- Exercise
All lines from the beginning of the listing through the line with "plt.rcParams['font.family'] = ['Liberation" are to be copied word for word; the pictures are not.

- Source material

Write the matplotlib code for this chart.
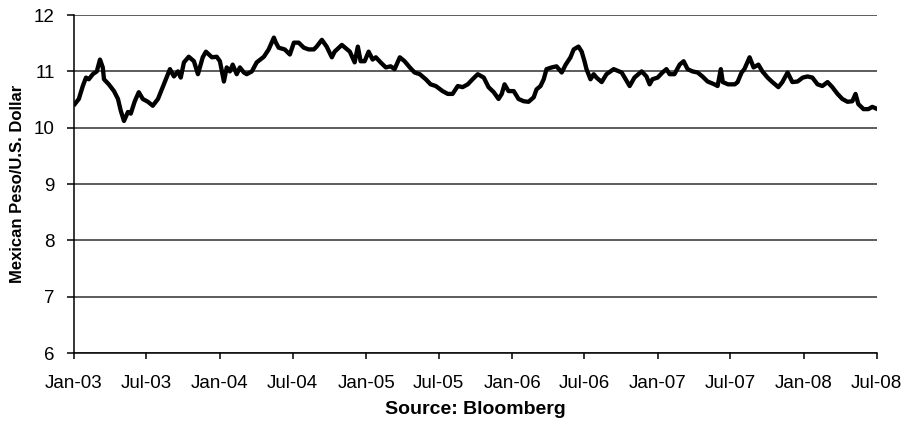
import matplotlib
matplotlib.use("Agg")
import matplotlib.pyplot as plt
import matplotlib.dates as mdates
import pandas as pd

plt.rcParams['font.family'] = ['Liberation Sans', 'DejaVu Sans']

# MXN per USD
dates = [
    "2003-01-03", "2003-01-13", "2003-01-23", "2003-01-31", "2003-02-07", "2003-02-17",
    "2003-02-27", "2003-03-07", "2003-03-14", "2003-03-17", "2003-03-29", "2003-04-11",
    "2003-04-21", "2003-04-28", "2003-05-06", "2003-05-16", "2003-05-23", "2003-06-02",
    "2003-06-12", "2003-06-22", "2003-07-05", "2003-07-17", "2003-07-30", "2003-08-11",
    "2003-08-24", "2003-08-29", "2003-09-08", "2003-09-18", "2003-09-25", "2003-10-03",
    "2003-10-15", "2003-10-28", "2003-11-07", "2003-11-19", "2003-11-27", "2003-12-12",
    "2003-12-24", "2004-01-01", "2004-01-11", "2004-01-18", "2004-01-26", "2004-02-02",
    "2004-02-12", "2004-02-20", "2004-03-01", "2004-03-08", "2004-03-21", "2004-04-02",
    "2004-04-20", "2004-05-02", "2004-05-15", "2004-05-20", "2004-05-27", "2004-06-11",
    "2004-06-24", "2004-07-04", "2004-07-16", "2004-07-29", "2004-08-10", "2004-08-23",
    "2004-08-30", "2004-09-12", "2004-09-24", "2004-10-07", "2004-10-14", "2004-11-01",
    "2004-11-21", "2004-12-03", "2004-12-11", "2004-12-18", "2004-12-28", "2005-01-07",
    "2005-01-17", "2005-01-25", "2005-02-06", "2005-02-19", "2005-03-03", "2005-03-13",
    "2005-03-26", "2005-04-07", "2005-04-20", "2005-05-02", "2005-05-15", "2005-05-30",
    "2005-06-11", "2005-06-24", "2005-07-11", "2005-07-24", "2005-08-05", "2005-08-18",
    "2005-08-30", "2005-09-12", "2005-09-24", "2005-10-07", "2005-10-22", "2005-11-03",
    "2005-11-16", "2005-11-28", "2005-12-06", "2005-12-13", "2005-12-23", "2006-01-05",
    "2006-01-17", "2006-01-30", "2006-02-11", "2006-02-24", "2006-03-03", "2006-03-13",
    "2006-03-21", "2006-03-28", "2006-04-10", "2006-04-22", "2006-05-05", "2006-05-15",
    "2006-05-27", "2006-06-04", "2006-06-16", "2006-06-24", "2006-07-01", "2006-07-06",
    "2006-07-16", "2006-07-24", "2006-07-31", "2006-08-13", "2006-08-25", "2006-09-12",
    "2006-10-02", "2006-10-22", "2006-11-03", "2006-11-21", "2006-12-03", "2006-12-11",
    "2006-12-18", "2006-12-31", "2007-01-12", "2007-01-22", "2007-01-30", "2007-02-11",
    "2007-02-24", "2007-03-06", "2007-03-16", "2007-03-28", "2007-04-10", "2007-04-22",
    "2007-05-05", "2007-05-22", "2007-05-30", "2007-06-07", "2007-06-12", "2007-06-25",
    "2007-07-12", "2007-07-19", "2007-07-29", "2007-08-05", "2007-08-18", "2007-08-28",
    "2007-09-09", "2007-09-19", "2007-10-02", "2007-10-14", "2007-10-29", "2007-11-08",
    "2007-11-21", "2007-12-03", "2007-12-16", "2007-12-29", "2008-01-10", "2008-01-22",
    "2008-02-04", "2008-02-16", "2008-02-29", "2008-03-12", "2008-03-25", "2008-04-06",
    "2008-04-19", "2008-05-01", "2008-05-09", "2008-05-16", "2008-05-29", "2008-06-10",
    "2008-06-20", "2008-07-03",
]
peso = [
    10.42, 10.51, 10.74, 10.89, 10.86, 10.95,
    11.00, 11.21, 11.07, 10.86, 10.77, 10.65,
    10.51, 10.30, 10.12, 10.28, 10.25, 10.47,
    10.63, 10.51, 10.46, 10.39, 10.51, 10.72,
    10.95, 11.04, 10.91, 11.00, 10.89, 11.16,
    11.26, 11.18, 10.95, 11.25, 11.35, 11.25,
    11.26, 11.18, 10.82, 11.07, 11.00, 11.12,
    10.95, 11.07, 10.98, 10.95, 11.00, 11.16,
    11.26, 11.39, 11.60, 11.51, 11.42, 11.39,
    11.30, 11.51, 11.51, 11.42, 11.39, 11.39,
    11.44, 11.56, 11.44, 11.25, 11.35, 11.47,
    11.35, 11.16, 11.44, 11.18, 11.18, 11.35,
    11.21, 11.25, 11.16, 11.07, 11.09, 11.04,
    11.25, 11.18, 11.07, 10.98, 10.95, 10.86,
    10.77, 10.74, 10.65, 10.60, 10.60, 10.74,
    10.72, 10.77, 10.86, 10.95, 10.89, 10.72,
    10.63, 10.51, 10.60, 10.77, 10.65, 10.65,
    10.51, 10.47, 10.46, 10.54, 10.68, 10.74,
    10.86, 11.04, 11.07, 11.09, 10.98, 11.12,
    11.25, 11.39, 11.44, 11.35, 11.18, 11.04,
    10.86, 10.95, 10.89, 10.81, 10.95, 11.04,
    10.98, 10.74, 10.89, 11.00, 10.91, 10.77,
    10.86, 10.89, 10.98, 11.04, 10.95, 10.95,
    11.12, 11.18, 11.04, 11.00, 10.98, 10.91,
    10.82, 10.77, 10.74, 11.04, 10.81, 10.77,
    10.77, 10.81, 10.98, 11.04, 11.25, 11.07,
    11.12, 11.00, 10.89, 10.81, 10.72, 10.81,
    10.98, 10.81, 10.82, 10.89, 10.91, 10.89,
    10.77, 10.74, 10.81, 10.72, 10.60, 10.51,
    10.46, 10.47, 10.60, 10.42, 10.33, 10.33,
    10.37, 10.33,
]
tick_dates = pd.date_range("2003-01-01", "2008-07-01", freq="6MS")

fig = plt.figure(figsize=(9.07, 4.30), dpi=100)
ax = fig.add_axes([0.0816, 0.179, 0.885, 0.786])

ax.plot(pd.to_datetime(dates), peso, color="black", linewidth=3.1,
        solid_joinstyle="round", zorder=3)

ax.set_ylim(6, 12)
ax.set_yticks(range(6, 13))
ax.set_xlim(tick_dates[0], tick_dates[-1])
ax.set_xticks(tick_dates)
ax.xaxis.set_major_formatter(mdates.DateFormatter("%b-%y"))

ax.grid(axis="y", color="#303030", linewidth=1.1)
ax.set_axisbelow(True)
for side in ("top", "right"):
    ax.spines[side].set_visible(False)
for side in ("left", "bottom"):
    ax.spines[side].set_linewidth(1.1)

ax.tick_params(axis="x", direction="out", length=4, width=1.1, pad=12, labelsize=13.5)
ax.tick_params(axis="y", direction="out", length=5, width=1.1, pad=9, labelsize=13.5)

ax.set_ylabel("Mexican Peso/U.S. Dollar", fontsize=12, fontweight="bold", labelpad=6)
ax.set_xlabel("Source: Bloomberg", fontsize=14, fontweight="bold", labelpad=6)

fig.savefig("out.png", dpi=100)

- The response
Write the matplotlib code for this chart.
import matplotlib
matplotlib.use("Agg")
import matplotlib.pyplot as plt
import matplotlib.dates as mdates
import pandas as pd

plt.rcParams['font.family'] = ['Liberation Sans', 'DejaVu Sans']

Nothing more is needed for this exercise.